Figure scripts:

________________________

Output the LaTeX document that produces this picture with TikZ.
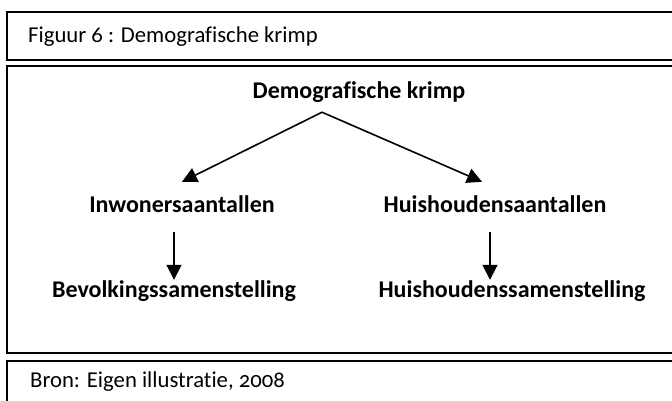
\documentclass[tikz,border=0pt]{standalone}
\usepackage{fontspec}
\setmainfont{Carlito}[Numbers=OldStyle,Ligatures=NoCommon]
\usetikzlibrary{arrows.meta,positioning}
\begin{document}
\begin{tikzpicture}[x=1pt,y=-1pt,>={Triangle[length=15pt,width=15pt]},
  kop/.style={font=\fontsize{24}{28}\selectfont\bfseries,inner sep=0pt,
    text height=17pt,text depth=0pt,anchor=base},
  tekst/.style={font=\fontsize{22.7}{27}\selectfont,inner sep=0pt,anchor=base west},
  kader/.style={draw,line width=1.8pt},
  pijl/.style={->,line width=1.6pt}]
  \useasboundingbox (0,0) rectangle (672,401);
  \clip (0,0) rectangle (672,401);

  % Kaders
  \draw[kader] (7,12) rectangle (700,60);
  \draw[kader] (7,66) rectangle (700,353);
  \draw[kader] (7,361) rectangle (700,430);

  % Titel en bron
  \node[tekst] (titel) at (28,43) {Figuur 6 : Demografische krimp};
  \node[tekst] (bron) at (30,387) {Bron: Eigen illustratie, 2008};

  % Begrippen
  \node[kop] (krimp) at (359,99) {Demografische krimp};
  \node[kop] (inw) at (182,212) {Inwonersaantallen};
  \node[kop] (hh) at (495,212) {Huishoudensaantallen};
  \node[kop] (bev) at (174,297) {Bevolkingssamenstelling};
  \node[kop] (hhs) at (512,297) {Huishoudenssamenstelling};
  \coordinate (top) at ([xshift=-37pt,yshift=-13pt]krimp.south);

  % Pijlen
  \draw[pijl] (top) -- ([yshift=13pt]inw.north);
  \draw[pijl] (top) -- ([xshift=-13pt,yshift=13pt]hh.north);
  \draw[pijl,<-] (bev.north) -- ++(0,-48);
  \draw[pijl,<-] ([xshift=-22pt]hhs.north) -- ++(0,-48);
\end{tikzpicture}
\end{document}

________________________

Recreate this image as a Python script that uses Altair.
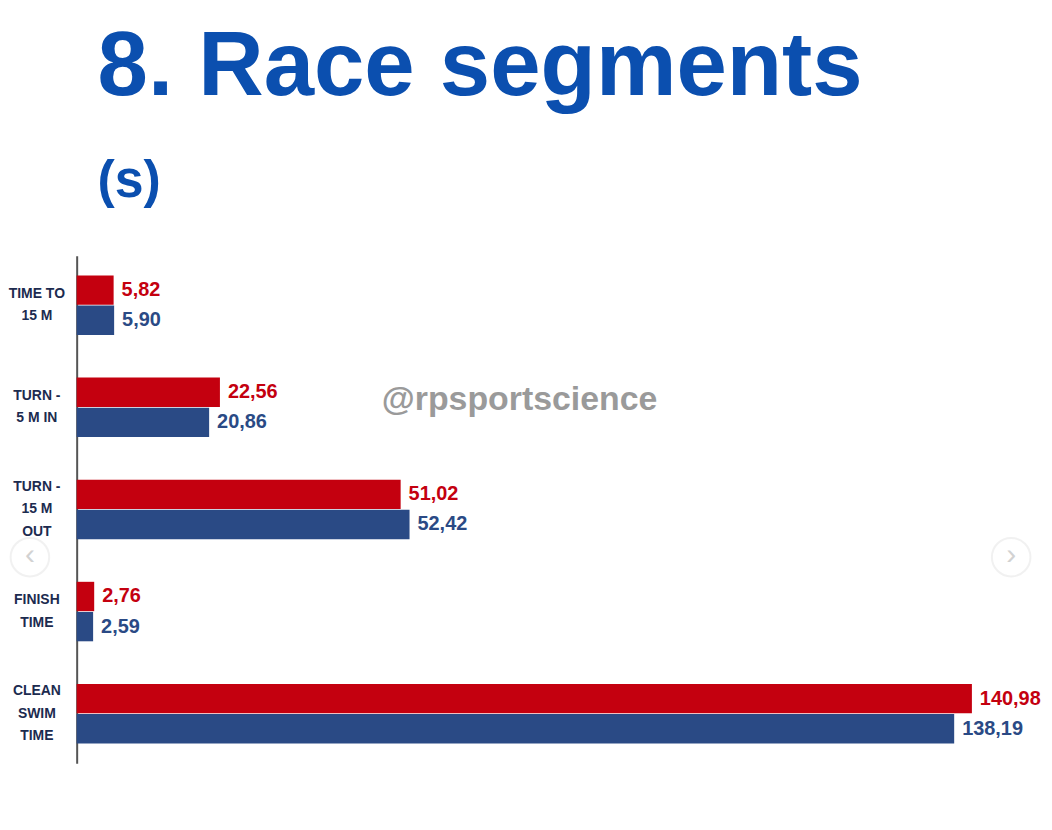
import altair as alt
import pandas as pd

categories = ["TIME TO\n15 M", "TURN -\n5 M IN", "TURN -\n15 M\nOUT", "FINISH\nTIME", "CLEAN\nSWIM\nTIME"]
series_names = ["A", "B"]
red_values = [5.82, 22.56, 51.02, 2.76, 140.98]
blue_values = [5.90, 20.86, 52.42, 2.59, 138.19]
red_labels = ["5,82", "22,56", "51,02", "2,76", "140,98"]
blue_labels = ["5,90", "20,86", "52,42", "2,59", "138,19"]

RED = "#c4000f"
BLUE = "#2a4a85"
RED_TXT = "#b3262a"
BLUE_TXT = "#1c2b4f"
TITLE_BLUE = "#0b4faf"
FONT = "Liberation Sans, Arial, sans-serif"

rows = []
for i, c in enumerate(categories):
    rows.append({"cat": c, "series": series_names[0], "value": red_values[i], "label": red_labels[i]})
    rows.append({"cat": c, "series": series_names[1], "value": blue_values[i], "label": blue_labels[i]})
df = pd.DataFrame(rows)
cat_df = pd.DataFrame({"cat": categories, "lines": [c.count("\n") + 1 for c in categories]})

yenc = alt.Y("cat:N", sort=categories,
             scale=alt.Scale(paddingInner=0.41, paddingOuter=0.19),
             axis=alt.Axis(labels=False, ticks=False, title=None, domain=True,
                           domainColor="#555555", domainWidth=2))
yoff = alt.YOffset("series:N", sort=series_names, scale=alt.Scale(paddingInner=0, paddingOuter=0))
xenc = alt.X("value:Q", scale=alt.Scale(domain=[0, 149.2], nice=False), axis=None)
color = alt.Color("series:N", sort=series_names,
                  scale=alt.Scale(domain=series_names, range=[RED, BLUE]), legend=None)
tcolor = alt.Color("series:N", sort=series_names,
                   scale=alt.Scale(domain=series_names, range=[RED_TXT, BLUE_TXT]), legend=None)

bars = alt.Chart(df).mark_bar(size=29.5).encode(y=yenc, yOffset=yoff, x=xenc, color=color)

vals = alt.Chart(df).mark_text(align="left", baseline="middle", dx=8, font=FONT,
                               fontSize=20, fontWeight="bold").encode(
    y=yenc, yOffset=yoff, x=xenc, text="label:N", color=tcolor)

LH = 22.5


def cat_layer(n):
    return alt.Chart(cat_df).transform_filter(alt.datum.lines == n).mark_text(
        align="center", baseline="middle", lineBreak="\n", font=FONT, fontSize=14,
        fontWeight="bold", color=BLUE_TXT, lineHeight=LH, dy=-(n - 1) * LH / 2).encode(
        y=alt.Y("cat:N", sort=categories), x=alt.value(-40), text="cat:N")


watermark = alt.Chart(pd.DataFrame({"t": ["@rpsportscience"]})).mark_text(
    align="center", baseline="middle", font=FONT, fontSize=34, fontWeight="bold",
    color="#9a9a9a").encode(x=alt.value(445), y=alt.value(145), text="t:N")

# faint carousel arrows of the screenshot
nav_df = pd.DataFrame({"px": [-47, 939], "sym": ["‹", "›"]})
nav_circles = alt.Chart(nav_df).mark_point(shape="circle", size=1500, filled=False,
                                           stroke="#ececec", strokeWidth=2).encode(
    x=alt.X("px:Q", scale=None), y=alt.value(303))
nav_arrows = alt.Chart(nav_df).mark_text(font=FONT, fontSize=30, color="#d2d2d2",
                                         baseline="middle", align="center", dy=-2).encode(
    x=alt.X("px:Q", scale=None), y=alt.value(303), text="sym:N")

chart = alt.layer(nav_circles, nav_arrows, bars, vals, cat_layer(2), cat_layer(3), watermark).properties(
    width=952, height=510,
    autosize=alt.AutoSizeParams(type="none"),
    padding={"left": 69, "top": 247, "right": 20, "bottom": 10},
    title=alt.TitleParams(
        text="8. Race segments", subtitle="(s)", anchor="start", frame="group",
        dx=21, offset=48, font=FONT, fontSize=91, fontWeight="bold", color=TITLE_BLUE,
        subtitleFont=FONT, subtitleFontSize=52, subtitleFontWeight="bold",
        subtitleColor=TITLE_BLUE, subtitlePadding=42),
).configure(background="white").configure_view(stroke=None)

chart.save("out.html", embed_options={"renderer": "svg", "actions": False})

________________________

> **Work required**:
Extract from the material all lines containing the string "this".

> **Complete response**:
Output the LaTeX document that produces this picture with TikZ.
Recreate this image as a Python script that uses Altair.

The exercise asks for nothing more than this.